Susan Swartz – A Personal Path
Susan Swartz's work is being exhibited at the famous Kollegienkirche in Salzburg, Austria from May 30 through to July 4, 2014.
The exhibition, which is titled A Personal Path, is presented by The Salzburg Foundation.
The exhibit is the first of its kind there, marking a renewed era of recognition of the enduring artistic nature of the human spirit. Susan Swartz's paintings were unveiled at the stunning baroque Kollegienkirche in Salzburg on May 29th.
Attendees who came from all around the world, included Sir Norman and Lady Foster and Jurgen Grossman.
Susan’s latest works are a remarkable series of contemplation studies, quiet, reflective and elegant. Her works in this setting are reminiscent of the Rothko Chapel in Houston and the Chagall Chapel in Kent, England, a perfect harmony of art and architecture.
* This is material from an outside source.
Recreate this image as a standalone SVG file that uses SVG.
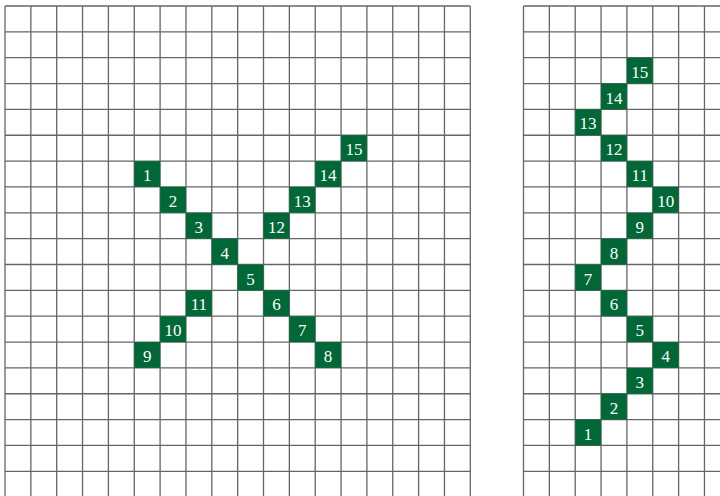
<svg xmlns="http://www.w3.org/2000/svg" width="720" height="496" viewBox="0 0 720 496">
<style>
.grid{fill:none;stroke:#666;stroke-width:1.3}
.c{fill:#006837}
.t{fill:#fff;font-family:"Liberation Serif",serif;font-size:17px;text-anchor:middle}
</style>
<rect width="720" height="496" fill="#fff"/>
<g id="grids">
<path class="grid" d="M5 6V497M30.85 6V497M56.7 6V497M82.55 6V497M108.4 6V497M134.25 6V497M160.1 6V497M185.95 6V497M211.8 6V497M237.65 6V497M263.5 6V497M289.35 6V497M315.2 6V497M341.05 6V497M366.9 6V497M392.75 6V497M418.6 6V497M444.45 6V497M470.3 6V497
M5 6H470.3M5 31.85H470.3M5 57.7H470.3M5 83.55H470.3M5 109.4H470.3M5 135.25H470.3M5 161.1H470.3M5 186.95H470.3M5 212.8H470.3M5 238.65H470.3M5 264.5H470.3M5 290.35H470.3M5 316.2H470.3M5 342.05H470.3M5 367.9H470.3M5 393.75H470.3M5 419.6H470.3M5 445.45H470.3M5 471.3H470.3"/>
<path class="grid" d="M523.5 6V497M549.35 6V497M575.2 6V497M601.05 6V497M626.9 6V497M652.75 6V497M678.6 6V497M704.45 6V497
M523.5 6H721M523.5 31.85H721M523.5 57.7H721M523.5 83.55H721M523.5 109.4H721M523.5 135.25H721M523.5 161.1H721M523.5 186.95H721M523.5 212.8H721M523.5 238.65H721M523.5 264.5H721M523.5 290.35H721M523.5 316.2H721M523.5 342.05H721M523.5 367.9H721M523.5 393.75H721M523.5 419.6H721M523.5 445.45H721M523.5 471.3H721"/>
</g>
<g id="connectors"></g>
<g id="L1" transform="translate(134.25,161.1)"><rect class="c" width="25.85" height="25.85"/><text class="t" x="12.9" y="20">1</text></g>
<g id="L2" transform="translate(160.1,186.95)"><rect class="c" width="25.85" height="25.85"/><text class="t" x="12.9" y="20">2</text></g>
<g id="L3" transform="translate(185.95,212.8)"><rect class="c" width="25.85" height="25.85"/><text class="t" x="12.9" y="20">3</text></g>
<g id="L4" transform="translate(211.8,238.65)"><rect class="c" width="25.85" height="25.85"/><text class="t" x="12.9" y="20">4</text></g>
<g id="L5" transform="translate(237.65,264.5)"><rect class="c" width="25.85" height="25.85"/><text class="t" x="12.9" y="20">5</text></g>
<g id="L6" transform="translate(263.5,290.35)"><rect class="c" width="25.85" height="25.85"/><text class="t" x="12.9" y="20">6</text></g>
<g id="L7" transform="translate(289.35,316.2)"><rect class="c" width="25.85" height="25.85"/><text class="t" x="12.9" y="20">7</text></g>
<g id="L8" transform="translate(315.2,342.05)"><rect class="c" width="25.85" height="25.85"/><text class="t" x="12.9" y="20">8</text></g>
<g id="L9" transform="translate(134.25,342.05)"><rect class="c" width="25.85" height="25.85"/><text class="t" x="12.9" y="20">9</text></g>
<g id="L10" transform="translate(160.1,316.2)"><rect class="c" width="25.85" height="25.85"/><text class="t" x="12.9" y="20">10</text></g>
<g id="L11" transform="translate(185.95,290.35)"><rect class="c" width="25.85" height="25.85"/><text class="t" x="12.9" y="20">11</text></g>
<g id="L12" transform="translate(263.5,212.8)"><rect class="c" width="25.85" height="25.85"/><text class="t" x="12.9" y="20">12</text></g>
<g id="L13" transform="translate(289.35,186.95)"><rect class="c" width="25.85" height="25.85"/><text class="t" x="12.9" y="20">13</text></g>
<g id="L14" transform="translate(315.2,161.1)"><rect class="c" width="25.85" height="25.85"/><text class="t" x="12.9" y="20">14</text></g>
<g id="L15" transform="translate(341.05,135.25)"><rect class="c" width="25.85" height="25.85"/><text class="t" x="12.9" y="20">15</text></g>
<g id="R15" transform="translate(626.9,57.7)"><rect class="c" width="25.85" height="25.85"/><text class="t" x="12.9" y="20">15</text></g>
<g id="R14" transform="translate(601.05,83.55)"><rect class="c" width="25.85" height="25.85"/><text class="t" x="12.9" y="20">14</text></g>
<g id="R13" transform="translate(575.2,109.4)"><rect class="c" width="25.85" height="25.85"/><text class="t" x="12.9" y="20">13</text></g>
<g id="R12" transform="translate(601.05,135.25)"><rect class="c" width="25.85" height="25.85"/><text class="t" x="12.9" y="20">12</text></g>
<g id="R11" transform="translate(626.9,161.1)"><rect class="c" width="25.85" height="25.85"/><text class="t" x="12.9" y="20">11</text></g>
<g id="R10" transform="translate(652.75,186.95)"><rect class="c" width="25.85" height="25.85"/><text class="t" x="12.9" y="20">10</text></g>
<g id="R9" transform="translate(626.9,212.8)"><rect class="c" width="25.85" height="25.85"/><text class="t" x="12.9" y="20">9</text></g>
<g id="R8" transform="translate(601.05,238.65)"><rect class="c" width="25.85" height="25.85"/><text class="t" x="12.9" y="20">8</text></g>
<g id="R7" transform="translate(575.2,264.5)"><rect class="c" width="25.85" height="25.85"/><text class="t" x="12.9" y="20">7</text></g>
<g id="R6" transform="translate(601.05,290.35)"><rect class="c" width="25.85" height="25.85"/><text class="t" x="12.9" y="20">6</text></g>
<g id="R5" transform="translate(626.9,316.2)"><rect class="c" width="25.85" height="25.85"/><text class="t" x="12.9" y="20">5</text></g>
<g id="R4" transform="translate(652.75,342.05)"><rect class="c" width="25.85" height="25.85"/><text class="t" x="12.9" y="20">4</text></g>
<g id="R3" transform="translate(626.9,367.9)"><rect class="c" width="25.85" height="25.85"/><text class="t" x="12.9" y="20">3</text></g>
<g id="R2" transform="translate(601.05,393.75)"><rect class="c" width="25.85" height="25.85"/><text class="t" x="12.9" y="20">2</text></g>
<g id="R1" transform="translate(575.2,419.6)"><rect class="c" width="25.85" height="25.85"/><text class="t" x="12.9" y="20">1</text></g>
</svg>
The Kollegienkirche whilst an Baroque masterpiece situated in the old city opposite Mozart’s birthplace, has a pure white interior which is illuminated by Susan Swartz’s delicate paler works and her vibrant coloured paintings.The church was constructed between 1694 and 1707 and was designed by Fischer von Erlach, a master of Baroque architecture. The church is hailed as one of the most magnificent examples of Baroque architecture in Austria and inspired the design for numerous other sacred buildings in the region and in Germany. Now a part of the University of Salzburg, the church has undergone extensive renovations over the course of the past twelve years and recently reopened.
Eighteen works are on display, including pieces from the Contemplation series. The exhibition highlights Susan's career-long commitment to depicting the grace and glory of God's creations in her work, leaving space for individual viewers to interpret what they see on each canvas and find their own sense of meaning.
The exhibit is aptly named, for it represents the journey Susan is on to express herself, her beliefs and her interpretations through her painting. Susan’s work is, at its very core, an illustration of her personal experience. The simple beauty of art is that each viewer is entitled to their own journey and will walk their own personal path as they view the pieces on display.